On October 18, the investigation was widened to look into the conduct of other Fifa officials. It also promised to probe rumours of collusions between member associations relating to the bidding process.
On October 20, Fifa’s ethics commission announced that it had provisionally suspended the two executives named in the Sunday Times report plus four other officials.
A full report will be submitted after the investigation is complete in mid-November.

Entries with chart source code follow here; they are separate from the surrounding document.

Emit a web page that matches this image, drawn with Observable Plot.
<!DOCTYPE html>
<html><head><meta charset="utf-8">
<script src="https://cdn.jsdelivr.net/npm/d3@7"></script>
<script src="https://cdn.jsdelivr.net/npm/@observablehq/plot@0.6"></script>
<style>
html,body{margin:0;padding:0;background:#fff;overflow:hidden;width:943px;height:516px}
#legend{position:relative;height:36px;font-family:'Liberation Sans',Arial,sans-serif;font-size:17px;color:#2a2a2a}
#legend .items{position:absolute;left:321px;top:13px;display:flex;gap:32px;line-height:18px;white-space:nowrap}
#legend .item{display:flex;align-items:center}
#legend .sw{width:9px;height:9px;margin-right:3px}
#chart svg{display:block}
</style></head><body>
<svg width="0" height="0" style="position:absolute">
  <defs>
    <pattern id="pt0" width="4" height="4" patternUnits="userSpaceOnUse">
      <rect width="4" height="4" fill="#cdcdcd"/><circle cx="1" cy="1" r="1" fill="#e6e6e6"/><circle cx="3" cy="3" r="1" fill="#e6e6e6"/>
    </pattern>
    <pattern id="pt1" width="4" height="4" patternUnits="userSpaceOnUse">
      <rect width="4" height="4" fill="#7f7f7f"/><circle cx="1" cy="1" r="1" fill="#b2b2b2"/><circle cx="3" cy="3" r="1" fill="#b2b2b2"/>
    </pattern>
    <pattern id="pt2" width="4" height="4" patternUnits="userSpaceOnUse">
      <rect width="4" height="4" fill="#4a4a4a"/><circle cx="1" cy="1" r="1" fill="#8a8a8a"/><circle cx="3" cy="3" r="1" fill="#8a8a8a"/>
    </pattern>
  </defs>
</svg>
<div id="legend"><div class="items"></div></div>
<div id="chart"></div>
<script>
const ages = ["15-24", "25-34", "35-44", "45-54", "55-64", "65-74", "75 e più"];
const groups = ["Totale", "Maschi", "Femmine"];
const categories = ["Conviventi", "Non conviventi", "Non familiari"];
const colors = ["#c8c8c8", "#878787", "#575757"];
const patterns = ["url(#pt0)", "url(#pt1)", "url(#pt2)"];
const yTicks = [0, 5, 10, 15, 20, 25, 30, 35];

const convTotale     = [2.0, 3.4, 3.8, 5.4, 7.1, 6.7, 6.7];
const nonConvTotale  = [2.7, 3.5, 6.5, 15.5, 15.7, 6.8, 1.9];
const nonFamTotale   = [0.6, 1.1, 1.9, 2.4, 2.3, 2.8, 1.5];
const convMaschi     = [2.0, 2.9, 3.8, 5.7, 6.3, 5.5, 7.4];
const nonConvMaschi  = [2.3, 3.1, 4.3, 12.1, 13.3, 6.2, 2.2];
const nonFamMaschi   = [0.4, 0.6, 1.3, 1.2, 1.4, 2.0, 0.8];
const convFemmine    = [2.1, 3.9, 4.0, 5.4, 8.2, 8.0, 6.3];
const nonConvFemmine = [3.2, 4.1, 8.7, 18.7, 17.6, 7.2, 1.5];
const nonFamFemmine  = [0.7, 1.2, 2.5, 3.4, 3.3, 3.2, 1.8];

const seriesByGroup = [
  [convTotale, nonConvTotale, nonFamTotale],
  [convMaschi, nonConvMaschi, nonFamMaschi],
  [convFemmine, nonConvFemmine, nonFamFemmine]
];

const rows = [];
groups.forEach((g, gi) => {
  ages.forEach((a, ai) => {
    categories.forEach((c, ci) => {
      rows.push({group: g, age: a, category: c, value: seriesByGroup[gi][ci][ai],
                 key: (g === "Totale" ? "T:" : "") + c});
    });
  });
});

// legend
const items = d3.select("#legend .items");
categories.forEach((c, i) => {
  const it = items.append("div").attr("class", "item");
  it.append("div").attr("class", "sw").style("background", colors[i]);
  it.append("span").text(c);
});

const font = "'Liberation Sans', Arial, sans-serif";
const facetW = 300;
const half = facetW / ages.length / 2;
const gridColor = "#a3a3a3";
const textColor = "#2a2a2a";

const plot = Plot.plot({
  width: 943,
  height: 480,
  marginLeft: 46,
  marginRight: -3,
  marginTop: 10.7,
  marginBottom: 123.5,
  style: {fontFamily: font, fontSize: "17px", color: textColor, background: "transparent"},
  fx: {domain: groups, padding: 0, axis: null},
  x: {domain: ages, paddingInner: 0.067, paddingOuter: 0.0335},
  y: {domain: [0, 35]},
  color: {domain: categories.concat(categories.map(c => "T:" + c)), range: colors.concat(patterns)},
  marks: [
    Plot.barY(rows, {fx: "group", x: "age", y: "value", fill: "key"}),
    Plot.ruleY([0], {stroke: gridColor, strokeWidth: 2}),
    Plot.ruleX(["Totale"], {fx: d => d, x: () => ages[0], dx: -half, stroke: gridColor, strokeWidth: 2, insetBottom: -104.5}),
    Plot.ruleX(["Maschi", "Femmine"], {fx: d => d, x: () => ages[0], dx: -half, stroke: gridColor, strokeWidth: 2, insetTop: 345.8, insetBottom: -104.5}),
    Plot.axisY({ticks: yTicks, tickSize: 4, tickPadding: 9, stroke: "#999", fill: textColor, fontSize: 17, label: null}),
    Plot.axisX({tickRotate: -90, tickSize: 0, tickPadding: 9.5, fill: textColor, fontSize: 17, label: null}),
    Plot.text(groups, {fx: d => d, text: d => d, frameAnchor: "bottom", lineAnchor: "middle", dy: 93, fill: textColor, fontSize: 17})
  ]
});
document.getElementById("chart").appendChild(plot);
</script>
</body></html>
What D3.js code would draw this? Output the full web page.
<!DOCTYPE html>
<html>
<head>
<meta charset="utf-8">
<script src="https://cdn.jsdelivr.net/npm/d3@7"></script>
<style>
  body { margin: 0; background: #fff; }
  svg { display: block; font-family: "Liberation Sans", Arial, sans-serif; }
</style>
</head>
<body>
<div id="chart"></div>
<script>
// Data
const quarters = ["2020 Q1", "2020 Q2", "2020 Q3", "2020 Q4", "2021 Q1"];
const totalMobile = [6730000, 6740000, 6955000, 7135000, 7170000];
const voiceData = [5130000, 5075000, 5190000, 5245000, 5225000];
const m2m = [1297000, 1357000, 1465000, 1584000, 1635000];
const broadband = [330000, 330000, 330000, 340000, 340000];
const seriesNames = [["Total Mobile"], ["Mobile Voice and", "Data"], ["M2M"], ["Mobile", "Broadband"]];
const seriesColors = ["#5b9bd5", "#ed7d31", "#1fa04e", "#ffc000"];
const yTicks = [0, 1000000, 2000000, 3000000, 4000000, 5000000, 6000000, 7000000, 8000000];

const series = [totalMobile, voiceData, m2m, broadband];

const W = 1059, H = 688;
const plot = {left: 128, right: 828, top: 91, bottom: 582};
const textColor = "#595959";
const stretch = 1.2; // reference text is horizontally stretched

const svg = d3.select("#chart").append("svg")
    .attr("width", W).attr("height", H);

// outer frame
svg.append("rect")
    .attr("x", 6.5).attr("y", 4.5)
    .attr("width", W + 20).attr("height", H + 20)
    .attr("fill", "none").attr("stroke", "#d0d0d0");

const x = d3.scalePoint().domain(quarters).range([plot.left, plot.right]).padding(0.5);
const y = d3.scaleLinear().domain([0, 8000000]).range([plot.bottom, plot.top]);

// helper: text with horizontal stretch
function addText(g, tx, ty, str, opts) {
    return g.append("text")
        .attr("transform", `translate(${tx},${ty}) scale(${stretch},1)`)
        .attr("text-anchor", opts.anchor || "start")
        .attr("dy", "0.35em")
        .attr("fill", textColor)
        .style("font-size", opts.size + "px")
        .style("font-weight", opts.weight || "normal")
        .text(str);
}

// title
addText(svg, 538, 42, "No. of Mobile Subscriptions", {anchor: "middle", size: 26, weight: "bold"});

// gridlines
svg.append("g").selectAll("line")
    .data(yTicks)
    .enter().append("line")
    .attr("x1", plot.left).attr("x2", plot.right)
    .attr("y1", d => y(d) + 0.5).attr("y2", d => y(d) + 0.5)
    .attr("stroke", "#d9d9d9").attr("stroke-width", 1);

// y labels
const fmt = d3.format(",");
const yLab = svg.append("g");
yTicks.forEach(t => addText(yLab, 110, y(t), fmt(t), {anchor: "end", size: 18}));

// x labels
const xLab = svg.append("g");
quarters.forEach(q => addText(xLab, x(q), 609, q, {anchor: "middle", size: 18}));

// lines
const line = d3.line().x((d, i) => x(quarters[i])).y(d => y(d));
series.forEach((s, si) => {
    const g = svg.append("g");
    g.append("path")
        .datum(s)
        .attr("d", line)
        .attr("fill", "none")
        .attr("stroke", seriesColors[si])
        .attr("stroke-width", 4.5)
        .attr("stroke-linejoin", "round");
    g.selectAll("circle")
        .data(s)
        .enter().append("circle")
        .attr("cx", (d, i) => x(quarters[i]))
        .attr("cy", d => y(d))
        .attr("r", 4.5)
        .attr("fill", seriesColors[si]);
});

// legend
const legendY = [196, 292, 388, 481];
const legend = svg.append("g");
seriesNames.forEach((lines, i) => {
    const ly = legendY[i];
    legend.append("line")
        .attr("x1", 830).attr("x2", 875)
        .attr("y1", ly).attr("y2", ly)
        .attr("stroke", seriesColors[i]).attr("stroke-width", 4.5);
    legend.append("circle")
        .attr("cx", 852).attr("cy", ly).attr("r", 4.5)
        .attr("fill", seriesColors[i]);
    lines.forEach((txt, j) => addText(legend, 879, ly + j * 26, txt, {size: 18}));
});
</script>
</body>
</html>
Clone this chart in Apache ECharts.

On October 24 the Sunday Times reported that former Fifa secretary-general Michel Zen-Ruffinen had been secretly filmed saying Spain-Portugal and Qatar had struck a deal giving each seven votes from the 24-man Fifa executive committee which is choosing World Cup
Hosts. He was also was recorded suggesting Fifa voters could be bribed with offers of money or women.
Fifa executive members will meet in Zurich on December 2 to decide by secret ballot which countries will host the 2018 and 2022 World Cups.
England, Russia, Spain/Portugal and Belgium/Netherlands are bidding to host the 2018 World Cup while Japan, South Korea, Australia, United States and Qatar are candidates for 2022.